Martin Luther King III told an online anti-hate summit April 14 that while social media has made it easy for people to spew hatred, it can also become a powerful tool for those trying to stop the spread of that sewage.

The worst of the problem was seen during the presidency of Donald Trump, of who, King said “It is not an exaggeration to say used Twitter to feed hatred.”

Arndrea Waters King, however, offered a vision of the other side, when she spoke of the way social media can be used as a tool of education – the one thing that can stop the spread of hatred.

“The proponents of hate are never going to cease,” she said. “We have to declare eternal war on the ignorance that breeds hate.

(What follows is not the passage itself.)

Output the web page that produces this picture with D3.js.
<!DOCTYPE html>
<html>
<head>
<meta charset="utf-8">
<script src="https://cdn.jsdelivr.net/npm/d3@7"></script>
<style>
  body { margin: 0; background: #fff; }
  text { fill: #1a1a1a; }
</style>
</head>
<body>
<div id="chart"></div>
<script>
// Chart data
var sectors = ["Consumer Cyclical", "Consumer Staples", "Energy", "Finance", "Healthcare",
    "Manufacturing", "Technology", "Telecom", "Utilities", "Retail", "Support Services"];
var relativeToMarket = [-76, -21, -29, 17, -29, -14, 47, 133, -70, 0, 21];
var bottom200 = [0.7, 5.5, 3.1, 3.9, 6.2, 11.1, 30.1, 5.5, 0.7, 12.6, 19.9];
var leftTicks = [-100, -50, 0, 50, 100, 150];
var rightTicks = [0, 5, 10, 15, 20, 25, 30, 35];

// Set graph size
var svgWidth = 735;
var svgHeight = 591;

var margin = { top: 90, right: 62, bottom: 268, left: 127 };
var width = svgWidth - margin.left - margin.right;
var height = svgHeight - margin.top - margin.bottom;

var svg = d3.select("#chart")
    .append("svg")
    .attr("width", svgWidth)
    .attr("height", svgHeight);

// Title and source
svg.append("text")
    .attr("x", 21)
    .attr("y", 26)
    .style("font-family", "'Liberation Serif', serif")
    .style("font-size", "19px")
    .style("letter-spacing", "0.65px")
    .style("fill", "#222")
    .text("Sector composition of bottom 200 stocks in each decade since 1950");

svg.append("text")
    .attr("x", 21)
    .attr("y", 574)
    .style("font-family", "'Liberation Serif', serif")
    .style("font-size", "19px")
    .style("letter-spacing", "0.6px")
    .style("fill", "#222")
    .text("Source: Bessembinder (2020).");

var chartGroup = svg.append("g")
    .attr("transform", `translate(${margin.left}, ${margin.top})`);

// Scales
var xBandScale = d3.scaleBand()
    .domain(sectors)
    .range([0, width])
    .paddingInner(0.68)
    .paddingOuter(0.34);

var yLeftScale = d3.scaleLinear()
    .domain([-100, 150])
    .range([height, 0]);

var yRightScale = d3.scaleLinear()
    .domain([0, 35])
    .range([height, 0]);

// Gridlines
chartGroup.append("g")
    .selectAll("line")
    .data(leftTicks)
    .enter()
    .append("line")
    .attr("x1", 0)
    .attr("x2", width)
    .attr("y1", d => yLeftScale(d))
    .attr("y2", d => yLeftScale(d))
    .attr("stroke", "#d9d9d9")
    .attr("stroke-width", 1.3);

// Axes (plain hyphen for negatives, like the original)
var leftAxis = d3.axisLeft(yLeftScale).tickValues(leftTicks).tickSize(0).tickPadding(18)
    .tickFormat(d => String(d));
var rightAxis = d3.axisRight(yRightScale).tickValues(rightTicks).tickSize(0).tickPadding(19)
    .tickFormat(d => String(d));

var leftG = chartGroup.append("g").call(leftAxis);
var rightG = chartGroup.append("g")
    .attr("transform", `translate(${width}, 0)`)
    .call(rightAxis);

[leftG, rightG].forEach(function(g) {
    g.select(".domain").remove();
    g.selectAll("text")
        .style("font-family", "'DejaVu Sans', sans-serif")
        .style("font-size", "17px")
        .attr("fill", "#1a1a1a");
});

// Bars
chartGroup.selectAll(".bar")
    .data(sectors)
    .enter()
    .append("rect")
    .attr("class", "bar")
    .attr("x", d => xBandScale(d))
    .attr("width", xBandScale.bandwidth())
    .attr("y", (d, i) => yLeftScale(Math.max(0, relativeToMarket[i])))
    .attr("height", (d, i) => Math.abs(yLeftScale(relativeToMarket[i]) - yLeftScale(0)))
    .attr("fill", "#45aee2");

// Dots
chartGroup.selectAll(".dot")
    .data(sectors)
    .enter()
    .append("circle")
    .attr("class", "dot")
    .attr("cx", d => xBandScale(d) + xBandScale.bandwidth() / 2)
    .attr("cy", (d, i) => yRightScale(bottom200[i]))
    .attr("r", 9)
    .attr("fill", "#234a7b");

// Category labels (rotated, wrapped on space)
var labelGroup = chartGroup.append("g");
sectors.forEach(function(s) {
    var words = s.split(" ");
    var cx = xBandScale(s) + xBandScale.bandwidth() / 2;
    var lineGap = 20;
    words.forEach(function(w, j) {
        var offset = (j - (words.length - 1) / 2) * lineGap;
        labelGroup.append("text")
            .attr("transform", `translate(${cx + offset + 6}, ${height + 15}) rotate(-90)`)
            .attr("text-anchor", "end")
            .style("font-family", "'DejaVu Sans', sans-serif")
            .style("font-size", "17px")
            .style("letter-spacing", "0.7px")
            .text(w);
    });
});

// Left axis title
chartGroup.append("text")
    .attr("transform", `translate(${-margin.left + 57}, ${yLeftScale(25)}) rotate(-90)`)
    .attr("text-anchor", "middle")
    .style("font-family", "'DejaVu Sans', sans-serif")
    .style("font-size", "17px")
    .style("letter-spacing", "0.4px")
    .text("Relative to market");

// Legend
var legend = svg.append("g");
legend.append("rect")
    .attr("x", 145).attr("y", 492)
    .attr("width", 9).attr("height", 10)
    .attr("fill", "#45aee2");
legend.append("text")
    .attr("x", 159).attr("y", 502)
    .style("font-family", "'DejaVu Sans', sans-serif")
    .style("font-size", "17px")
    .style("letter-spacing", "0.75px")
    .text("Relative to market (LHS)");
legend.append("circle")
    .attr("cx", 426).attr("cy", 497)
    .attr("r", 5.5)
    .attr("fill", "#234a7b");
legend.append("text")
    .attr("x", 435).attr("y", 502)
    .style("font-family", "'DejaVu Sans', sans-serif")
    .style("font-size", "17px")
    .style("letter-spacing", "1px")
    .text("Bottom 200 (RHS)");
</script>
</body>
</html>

“Hate can only be countered by education,” she added.

The husband-wife tag team were the featured attraction at a two-day-long event organized by the Centre for Israel and Jewish Affairs and the federal government to ponder ways of balancing freedom of expression and freedom from hate.

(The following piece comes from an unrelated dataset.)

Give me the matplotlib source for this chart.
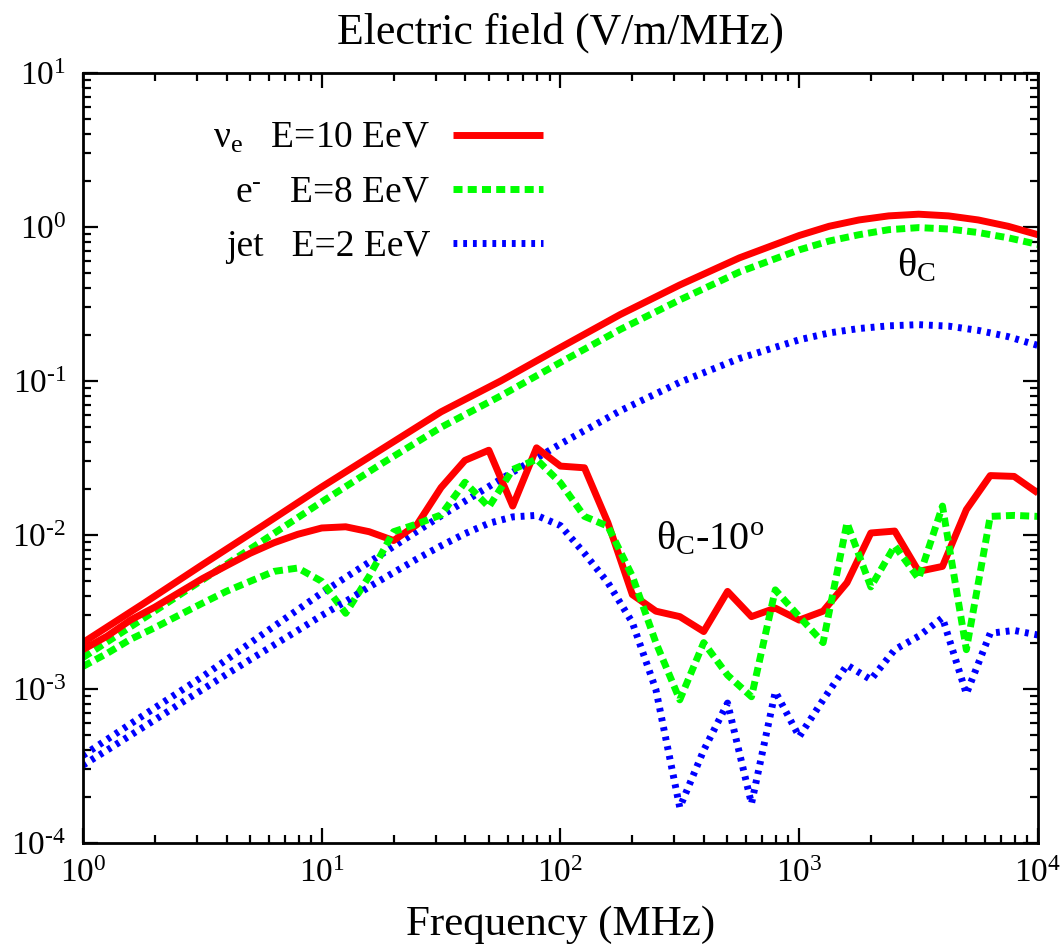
import numpy as np
import matplotlib
matplotlib.use('Agg')
import matplotlib.pyplot as plt
from matplotlib.ticker import LogLocator, NullFormatter, FuncFormatter

plt.rcParams['font.family'] = ['Liberation Serif', 'DejaVu Serif']
plt.rcParams['mathtext.fontset'] = 'custom'
plt.rcParams['mathtext.rm'] = 'Liberation Serif'
plt.rcParams['mathtext.it'] = 'Liberation Serif:italic'

# ---- smooth curves at the Cherenkov angle
freq_c = [1, 1.78, 3.16, 5.62, 10, 17.8, 31.6, 56.2, 100, 178, 316, 562,
          1000, 1334, 1778, 2371, 3162, 4217, 5623, 7499, 10000]
nue_c = [0.0020, 0.00356, 0.0064, 0.0114, 0.0205, 0.036, 0.063, 0.10, 0.165,
         0.27, 0.42, 0.63, 0.88, 1.01, 1.11, 1.18, 1.21, 1.18, 1.11, 1.01, 0.89]
elec_c = [0.0016, 0.00285, 0.0051, 0.0091, 0.0164, 0.029, 0.050, 0.080, 0.132,
          0.216, 0.336, 0.51, 0.71, 0.81, 0.89, 0.96, 0.99, 0.97, 0.92, 0.85, 0.77]
jet_c = [3.7e-4, 6.7e-4, 1.2e-3, 2.25e-3, 0.0042, 0.0075, 0.0133, 0.023, 0.039,
         0.064, 0.098, 0.14, 0.185, 0.205, 0.219, 0.228, 0.232, 0.227, 0.213, 0.194, 0.170]

# ---- 10 degrees off the Cherenkov angle (10 points per decade)
freq_off = [1, 1.26, 1.58, 2.0, 2.51, 3.16, 3.98, 5.01, 6.31, 7.94,
            10, 12.6, 15.8, 20, 25.1, 31.6, 39.8, 50.1, 63.1, 79.4,
            100, 126, 158, 200, 251, 316, 398, 501, 631, 794,
            1000, 1259, 1585, 1995, 2512, 3162, 3981, 5012, 6310, 7943, 10000]
nue_off = [0.0018, 0.0022, 0.0028, 0.0034, 0.0042, 0.0052, 0.0063, 0.0076, 0.0089, 0.0101,
           0.0111, 0.0113, 0.0105, 0.0092, 0.0117, 0.0203, 0.0305, 0.0355, 0.0154, 0.0368,
           0.028, 0.0273, 0.012, 0.0041, 0.0032, 0.00295, 0.00236, 0.0043, 0.00295, 0.00335,
           0.0028, 0.0032, 0.0049, 0.0103, 0.0106, 0.0058, 0.00625, 0.0146, 0.0243, 0.024, 0.0187]
elec_off = [0.0014, 0.0017, 0.0021, 0.0025, 0.0030, 0.0036, 0.0043, 0.0050, 0.0058, 0.0061,
            0.0050, 0.0031, 0.0054, 0.0105, 0.0118, 0.0135, 0.022, 0.0152, 0.0266, 0.031,
            0.0218, 0.0132, 0.0114, 0.0054, 0.0020, 0.00085, 0.0020, 0.00123, 0.00089, 0.0044,
            0.00295, 0.0020, 0.012, 0.0046, 0.0085, 0.0052, 0.0154, 0.0018, 0.0132, 0.0134, 0.0132]
jet_off = [3.2e-4, 4.0e-4, 5.0e-4, 6.3e-4, 7.9e-4, 9.9e-4, 1.24e-3, 1.55e-3, 1.93e-3, 2.4e-3,
           3.0e-3, 3.7e-3, 4.6e-3, 5.7e-3, 7.0e-3, 8.5e-3, 0.0102, 0.0119, 0.0131, 0.0134,
           0.0115, 0.0076, 0.0049, 0.0027, 0.00099, 0.00017, 0.0004, 0.00081, 0.00018, 0.00096,
           0.00049, 0.00085, 0.00143, 0.00115, 0.0018, 0.0022, 0.0029, 0.00093, 0.0023, 0.0024, 0.00224]

labels = ['\u03bd$_{\\rm e}$   E=10 EeV', 'e$^{\\rm \u2010}$   E=8 EeV', 'jet   E=2 EeV']
#-------------------------------------------------------------------
fig = plt.figure(figsize=(10.61, 9.46), dpi=100)
ax = fig.add_axes([0.0782, 0.1089, 0.9001, 0.8140])

lw = 5
red, green, blue = '#ff0000', '#00ff00', '#0000ff'
green_dash = (1.3, 0.75)
blue_dash = (0.55, 0.85)

l1, = ax.plot(freq_c, nue_c, color=red, lw=lw, solid_capstyle='butt')
l2, = ax.plot(freq_c, elec_c, color=green, lw=lw, dashes=green_dash, dash_capstyle='butt')
l3, = ax.plot(freq_c, jet_c, color=blue, lw=lw, dashes=blue_dash, dash_capstyle='butt')
ax.plot(freq_off, nue_off, color=red, lw=lw, solid_capstyle='butt')
ax.plot(freq_off, elec_off, color=green, lw=lw, dashes=green_dash, dash_capstyle='butt')
ax.plot(freq_off, jet_off, color=blue, lw=lw, dashes=blue_dash, dash_capstyle='butt')

ax.set_xscale('log')
ax.set_yscale('log')
ax.set_xlim(1, 1e4)
ax.set_ylim(1e-4, 10)

def pow10(v, pos):
    e = int(round(np.log10(v)))
    s = str(e).replace('-', '\u2010')
    return '10$^{\\rm %s}$' % s

ax.xaxis.set_major_locator(LogLocator(base=10, numticks=10))
ax.xaxis.set_minor_locator(LogLocator(base=10, subs=np.arange(2, 10), numticks=20))
ax.yaxis.set_minor_locator(LogLocator(base=10, subs=np.arange(2, 10), numticks=20))
ax.xaxis.set_major_formatter(FuncFormatter(pow10))
ax.yaxis.set_major_formatter(FuncFormatter(pow10))
ax.xaxis.set_minor_formatter(NullFormatter())
ax.yaxis.set_minor_formatter(NullFormatter())

for s in ax.spines.values():
    s.set_linewidth(2)
ax.tick_params(which='both', direction='in', top=True, right=True, width=1.6)
ax.tick_params(which='major', length=11, labelsize=24)
ax.tick_params(which='minor', length=5.5)
ax.tick_params(axis='x', pad=11)
ax.tick_params(axis='y', pad=12)

ax.set_title('Electric field (V/m/MHz)', fontsize=31.5, pad=21)
ax.set_xlabel('Frequency (MHz)', fontsize=31)
ax.xaxis.label.set_va('bottom')
ax.xaxis.set_label_coords(0.5, -0.131)

ax.text(2570, 0.48, '\u03b8$_{\\rm C}$', fontsize=29, ha='left', va='baseline')
ax.text(251, 0.0081, '\u03b8$_{\\rm C}$-10$^{\\rm o}$', fontsize=29, ha='left', va='baseline')

leg = ax.legend([l1, l2, l3], labels, loc='upper right', bbox_to_anchor=(0.482, 0.937),
                frameon=False, markerfirst=False, fontsize=27, handlelength=2.4,
                handletextpad=0.62, labelspacing=0.52, borderpad=0, borderaxespad=0)

fig.savefig('out.png', dpi=100)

One of the tactics the Kings have adopted is to shield their 12-year-old daughter Yolanda from almost all social media.

“There is just too much dangerous garbage on Facebook, Twitter, Instagram and other sites,” Arndrea King said. “We try to build a social media diet for her that builds character.”

For Martin King, creating the ideal world his father dreamed of will require people of good conscience to find ways of working together – a goal he thinks the younger generation is moving toward.

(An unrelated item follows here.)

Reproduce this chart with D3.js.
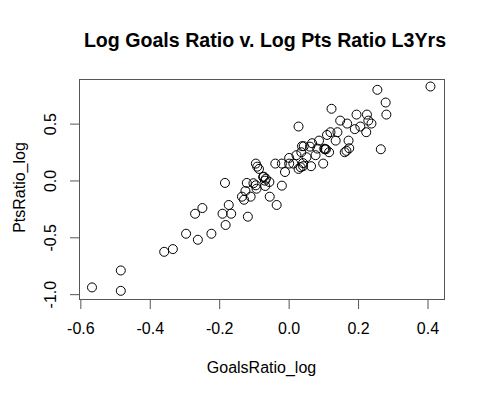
<!DOCTYPE html>
<html>
<head>
<meta charset="utf-8">
<script src="https://cdn.jsdelivr.net/npm/d3@7"></script>
<style>
  body { margin: 0; background: #fff; }
  text { font-family: "Liberation Sans", Arial, sans-serif; fill: #000; }
</style>
</head>
<body>
<svg id="main" width="485" height="397"></svg>
<script>
"use strict";

//data
const goalsRatioLog = [
  -0.565, -0.482, -0.482, -0.357, -0.332, -0.294, -0.260, -0.221, -0.268, -0.247,
  -0.189, -0.164, -0.171, -0.180, -0.182, -0.133, -0.127, -0.123, -0.119, -0.116,
  0.410, 0.257, 0.281, 0.283, 0.125, 0.030, 0.197, 0.227, 0.150, 0.170,
  0.231, 0.240, 0.208, 0.192, 0.225, 0.142, 0.122, 0.112, 0.137, 0.174,
  0.089, 0.069, 0.040, 0.045, 0.063, 0.084, 0.106, 0.109, 0.118, 0.168,
  0.163, 0.267, 0.038, 0.079, 0.053, 0.024, 0.003, 0.015, -0.037, -0.018,
  0.003, 0.101, 0.066, 0.043, 0.030, -0.009, -0.093, -0.089, -0.084, -0.072,
  -0.064, -0.054, -0.100, -0.093, -0.091, -0.066, -0.018, -0.108, -0.053, -0.033,
  0.104, -0.070, -0.067, 0.043, 0.036, 0.176
];
const ptsRatioLog = [
  -0.945, -0.975, -0.796, -0.632, -0.608, -0.473, -0.526, -0.473, -0.297, -0.247,
  -0.297, -0.297, -0.220, -0.396, -0.026, -0.147, -0.174, -0.097, -0.026, -0.323,
  0.822, 0.793, 0.681, 0.575, 0.626, 0.470, 0.575, 0.575, 0.522, 0.496,
  0.522, 0.496, 0.470, 0.447, 0.420, 0.420, 0.420, 0.396, 0.346, 0.346,
  0.346, 0.323, 0.297, 0.297, 0.293, 0.276, 0.270, 0.270, 0.244, 0.256,
  0.244, 0.270, 0.244, 0.218, 0.200, 0.218, 0.194, 0.144, 0.144, 0.144,
  0.144, 0.144, 0.121, 0.121, 0.097, 0.070, 0.144, 0.117, 0.097, 0.026,
  0.011, -0.018, -0.029, -0.047, -0.077, -0.053, -0.050, -0.147, -0.147, -0.220,
  0.275, 0.029, -0.006, 0.148, 0.112, 0.279
];
const xTicks = [-0.6, -0.4, -0.2, 0.0, 0.2, 0.4];
const xTickLabels = ["-0.6", "-0.4", "-0.2", "0.0", "0.2", "0.4"];
const yTicks = [-1.0, -0.5, 0.0, 0.5];
const yTickLabels = ["-1.0", "-0.5", "0.0", "0.5"];
const titleText = "Log Goals Ratio v. Log Pts Ratio L3Yrs";
const xLabel = "GoalsRatio_log";
const yLabel = "PtsRatio_log";

//layout
const plot = { left: 79, right: 444, top: 79, bottom: 299 };
const midX = (plot.left + plot.right) / 2;

const mySvg = d3.select("#main");
mySvg.append("rect")
  .attr('width', 485).attr('height', 397).attr('fill', '#fff');

const x = d3.scaleLinear().domain([-0.6024, 0.449]).range([plot.left, plot.right]);
const y = d3.scaleLinear().domain([-1.047, 0.888]).range([plot.bottom, plot.top]);

//points
mySvg.append("g")
  .selectAll("circle")
  .data(goalsRatioLog.map((d, i) => ({ gx: d, py: ptsRatioLog[i] })))
  .enter().append("circle")
  .attr('cx', (d) => x(d.gx))
  .attr('cy', (d) => y(d.py))
  .attr('r', 4.5)
  .attr('fill', 'none')
  .attr('stroke', '#000')
  .attr('stroke-width', 1);

//box
mySvg.append("rect")
  .attr('x', plot.left + 0.5)
  .attr('y', plot.top + 0.5)
  .attr('width', plot.right - plot.left)
  .attr('height', plot.bottom - plot.top)
  .attr('fill', 'none')
  .attr('stroke', '#555')
  .attr('stroke-width', 1);

//x axis
const xAxis = mySvg.append("g")
  .attr('transform', `translate(0.5,${plot.bottom + 0.5})`)
  .call(d3.axisBottom(x).tickValues(xTicks).tickSize(9.5)
    .tickFormat((d, i) => xTickLabels[i]));
xAxis.select(".domain").remove();
xAxis.selectAll(".tick line").attr('stroke', '#555');
xAxis.selectAll(".tick text")
  .attr('y', 34.5).attr('dy', 0)
  .style('font-size', '16px')
  .style('font-family', '"Liberation Sans", Arial, sans-serif');

//y axis
const yAxis = mySvg.append("g")
  .attr('transform', `translate(${plot.left + 0.5},0.5)`)
  .call(d3.axisLeft(y).tickValues(yTicks).tickSize(9.5)
    .tickFormat((d, i) => yTickLabels[i]));
yAxis.select(".domain").remove();
yAxis.selectAll(".tick line").attr('stroke', '#555');
yAxis.selectAll(".tick text")
  .attr('x', 0).attr('y', 0).attr('dy', 0)
  .attr('text-anchor', 'middle')
  .attr('transform', 'translate(-24,0) rotate(-90)')
  .style('font-size', '16px')
  .style('font-family', '"Liberation Sans", Arial, sans-serif');

//titles
mySvg.append("text")
  .attr('x', midX + 3.5).attr('y', 46.7)
  .attr('text-anchor', 'middle')
  .style('font-size', '19.6px')
  .style('font-weight', 'bold')
  .text(titleText);

mySvg.append("text")
  .attr('x', midX).attr('y', 373)
  .attr('text-anchor', 'middle')
  .style('font-size', '16px')
  .text(xLabel);

mySvg.append("text")
  .attr('transform', `translate(25,187.5) rotate(-90)`)
  .attr('text-anchor', 'middle')
  .style('font-size', '16px')
  .text(yLabel);
</script>
</body>
</html>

Arndrea King adds she’s encouraged by the diversity she is seeing in the modern civil rights movement.

“We are seeing young people come together like never before,” Martin King added. “It doesn’t mean we are unified yet, but we are starting to work together.”

Jews, they added, have been staunch allies in that struggle – Martin King noted, for example, as many as a third of the volunteers mounting the 1960s-era voter registration campaigns of the Southern Christian Leadership Conference were Jews.

Jews such as Rabbi Abraham Joshua Heschel marched arm-in-arm with Martin King’s father in places like Selma, Ala., where official hatred showed its scarred and ugly face to the entire world.

Among those prodded to action by television images from Selma was Hamilton-based Rabbi Eugene Weiner, of the city’s Beth Jacob Congregation. He responded to King’s call for support by organizing a contingent of local clergy to travel to Alabama.

 “There is a long history of mutual support in our ongoing struggle,” Martin King said. “Jews have helped in all phases of the struggle, and it has not just been rabbis.”

Some, the Kings said, such as Andrew Goodman and Michael Schwerner, faced more than harassment for backing the struggle.

In June 1964 they were kidnapped and murdered in Mississippi, along with a Black colleague James Chaney, while working to register African-Americans in the state to vote. It was not until 2005 when one of their killers was convicted and sentenced to prison for the crime.

Their lives, Martin King said, “are part of the currency that has purchased the freedom African-Americans enjoy today.”